26 NOVEMBER 1954, Page 30

Comics

Groucho. By Arthur Marx. (Gollancz. 16s.) This Is on Me. By Bob Hope. (Frederick Muller. 10s. 6d.) ACCORDING to one incorrigible American statistician, journalists and comedians have the highest incidence of stomach ulcers. This is to be expected from such sad, frantically worried professionals, overburdened as they are by the tyrannous requirements of enter- tainment and topicality. But journalists can sometimes take time off from chasing news to be human. Putting away their notebooks, they can get drunk, make love, take the kids for a walk in the park, compose sonnets, while others report murders, bomb explosions and international diplomacy. Mr. Marx, Mr. Hope and the rest of their colleagues, on the other hand, are always on duty. The public appetite for laughter follows them relentlessly beyond the spotlight, and wherever they go faces slop into loose anticipatory smiles and elbows begin a sly nudging. They are expected to be funny whether they are playing golf, being Wheeled into the operating chamber, or are coming down to breakfast on one of their honeymoons. Fairly recently Mr. Bing Crosby and Mr. Hope turned the British Open Golf Championship into an ad-libbing music-hall turn and a shy, elderly, American visitor, Mr. Marx, was persuaded by the Sunday Observer to spend a wet day at Lord's watching a game of cricket in the hope that he would say something funny for publication. The Observer's experiment failed for obvious reasons, not the least being that they had omitted to provide Mr. Marx with a gag-writer and so he was forced to use worked-out material that limped tiredly on the printed page. This only confirmed the well-known fact that most comedians are hard-working men who must see the night through to its dregs with the aid of benzedrene and black coffee before bringing a joke to birth.

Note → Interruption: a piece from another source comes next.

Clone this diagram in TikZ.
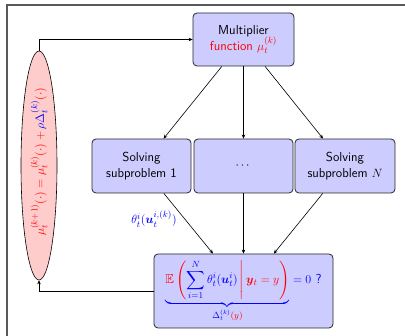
\documentclass[tikz,border=0pt]{standalone}
\usepackage{amsmath,amssymb}
\usetikzlibrary{shapes.geometric,arrows.meta}
\begin{document}
\begin{tikzpicture}[x=1pt,y=-1pt,
  every node/.style={font=\fontsize{13}{15.5}\selectfont\sffamily},
  box/.style={draw=black!85,fill=blue!20,rounded corners=4pt,line width=0.8pt,align=center,inner sep=0pt},
  conn/.style={draw=black,line width=0.6pt},
  arr/.style={conn,-{Stealth[length=4pt,width=3.5pt]}},
  frameline/.style={draw=black!65,line width=1.4pt}]
\useasboundingbox (0,0) rectangle (405,336);
\draw[frameline] (405,5) -- (7,5) -- (7,336);
\node[box,minimum width=101pt,minimum height=53pt] (mult) at (243.5,39.5)
  {Multiplier\\[-1pt]{\color{red}function $\mu_t^{(k)}$}};
\node[box,minimum width=99pt,minimum height=54pt] (sub1) at (141.5,166) {Solving\\subproblem 1};
\node[box,minimum width=99pt,minimum height=54pt] (sub2) at (243.5,166) {$\cdots$};
\node[box,minimum width=100pt,minimum height=54pt] (sub3) at (345,166) {Solving\\subproblem $N$};
\node[box,minimum width=179pt,minimum height=74pt] (bot) at (243.5,291)
  {$\color{blue}\underbrace{\color{red}\mathbb{E}\left(\color{blue}\sum_{i=1}^{N}\theta_t^i(\boldsymbol{u}_t^i)\color{red}\,\middle|\,\boldsymbol{y}_t=y\right)}_{\color{blue}\Delta_t^{(k)}\color{red}(y)}\color{blue}=0$ \color{blue}?};
\node[ellipse,draw=black,line width=0.6pt,fill=red!20,minimum width=36pt,minimum height=229pt,inner sep=0pt] (ell) at (39,165.5) {};
\node[rotate=90,text=red,inner sep=0pt] (elltext) at (39,162)
  {$\mu_t^{(k+1)}(\cdot)=\mu_t^{(k)}(\cdot)+{\color{blue}\rho\Delta_t^{(k)}}(\cdot)$};
\draw[arr] (ell.north) |- (mult.west);
\draw[arr] (bot.west) -| (ell.south);
\draw[arr] (mult) -- (sub1);
\draw[arr] (mult) -- (sub2);
\draw[arr] (mult) -- (sub3);
\draw[arr] (sub1) -- (bot);
\draw[arr] (sub2) -- (bot);
\draw[arr] (sub3) -- (bot);
\node[text=blue] (lab) at (154,219) {$\theta_t^i(\boldsymbol{u}_t^{i,(k)})$};
\end{tikzpicture}
\end{document}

The comedy of Groucho and his brothers Harpo, Chico and Zeppo with its stop-watch timing and disciplined lunacy was clearly a result of such grim labours. Groucho, like all truly great jokers a profound, suffering man, is ill-served by his son's biography which suggests that his art was not so much the result of imagination as of a naturally eccentric personality. We do not find in its pages a hint of the sociological clown who satirised the morals and manners of his time so hilariously in 'A Night at the Opera,' A Day at the Races,' `Duck Soup,' Horsefeathers' and other films. Instead we are given a portrait of an incorrigible practical joker whose off-screen behaviour was an unscripted version of his antics before the camera.

If this was so then Groucho resembles his publicity with uncom- fortable fidelity; he was not a man but a walking gossip-column paragraph. I, for one, find it difficult to believe. For twenty years the Marx brothers, and particularly Groucho, exploited a contemporary irreverence. With his hands tucked into the flying tails of his frock-coat, Groucho held up presidents, prima donnas, big businessmen and generals to merciless ridicule. Later, of course, the mood changed. People were no longer so sure that patriotism, politicians and millionaires were ridiculous and they even laughed less willingly as Groucho crumbled the stately edifice of Margaret Dumont. Only dumb Harpo chasing his eternal dumb blonde still tapped the more primitive springs of merriment. Now Groucho, they say, is a bigger star than ever. He has made a comeback on TV in a show called 'You Bet Your Life,' but I doubt if he, or you, or I, would feel that it was the same thing.

Arthur Marx has described his father's rise from poverty to ' success with sympathy and pride, but he makes the common mistake of thinking that because he is writing about a comedian he too must try to be funny. Groucho has fallen a victim to the same ideal throughout the book he maintains a running fire of facetious repartee that would make even Mr. Hope and Mr. Crosby wriggle with embarrassment, but for all that Marx brothers addicts will enjoy Groucho.

This Is on Me is a superior book by an inferior comedian. _ I have always seen Bob Hope as a chromium-plated machine for the manufacture of wisecracks, but the machine works smoothly and hygienically and can be guaranteed to give satisfaction if it is kept well-oiled with applause and fed the right kind of gag-material. The autobiography is as slick and professional as its owner and is crammed with amusing show-talk, jokes and extrovert ebullience. Bob Hope believes in mass-production humour. At one time, he says, twelve writers prepared his scripts and he has succeeded in delivering as many as twenty-four jokes in four minutes. 'At the time,' he con- fesses modestly, 'there was nothing like my speed-comedy monologue on the air,' a confession which calmed my own apprehensions con- siderably. The book contains fascinating information on comedy techniques —ad-libbing, the sneak attack, the take-away line, how to telegraph an audience, how to channel your give-and-take the way you want it channelled, and other information useful for amateur as well as professional comedians—and for this reason would make instruc- tive reading for uncommercial and commercial TV humorists.